Journalism: of sell-outs and hand-outs

Is this really the best we can do for a Friday frenzy on Techmeme? Scoble decides to put ads on his blog — woop-de-frickin-doo. If someone wants to advertise on the Scobleizer’s blog, they can go right ahead. I certainly don’t think it’s going to affect anyone’s perceptions of whether what Robert does is actual journalism or not. Or maybe Scoble and other bloggers should receive some kind of government support, like the tall foreheads at Davos were apparently discussing when Mike Arrington was there.
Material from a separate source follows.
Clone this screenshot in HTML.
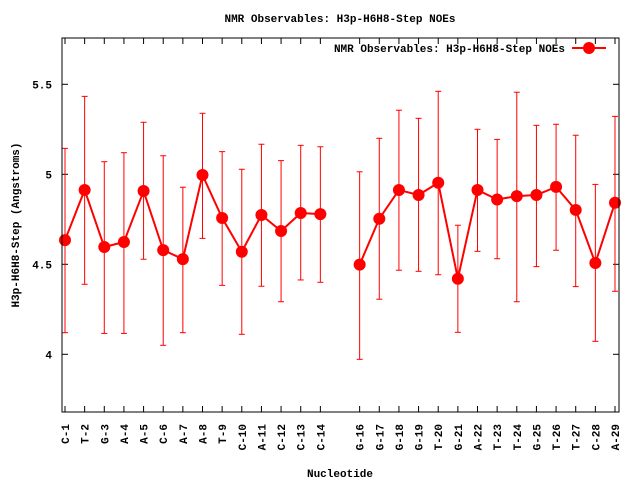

Is the practice of journalism in danger? Hardly. If anything, there’s more of it going on all the time, depending on how you define the term (and no, I’m not including Digg). Sure the newspaper — and I emphasize the term *paper* — business might be having a rough time, although plenty of people have pointed out that Sam Zell and Rupert Murdoch seem to see the newspaper business as pretty appealing, even if they are probably going to fire a whole bunch of people in the process.

Columbia Journalism School dean Nick Leman makes a half-hearted case for government support of the media in a response to Forbes magazine’s piece from Davos, noting that the BBC is government funded (with the money coming from a TV tax), and that PBS and other public media play a role. But it’s one thing to point to the BBC and PBS as a success — which some might argue with — and another to argue that the government should actively get into financing the journalism business.

If people want long-form, investigative journalism then I assume they will indicate that desire in the traditional way: by reading it, and in some cases even paying for it. The idea that government support is required because some newspapers aren’t making 30-per-cent returns on invested capital the way they used to is ridiculous.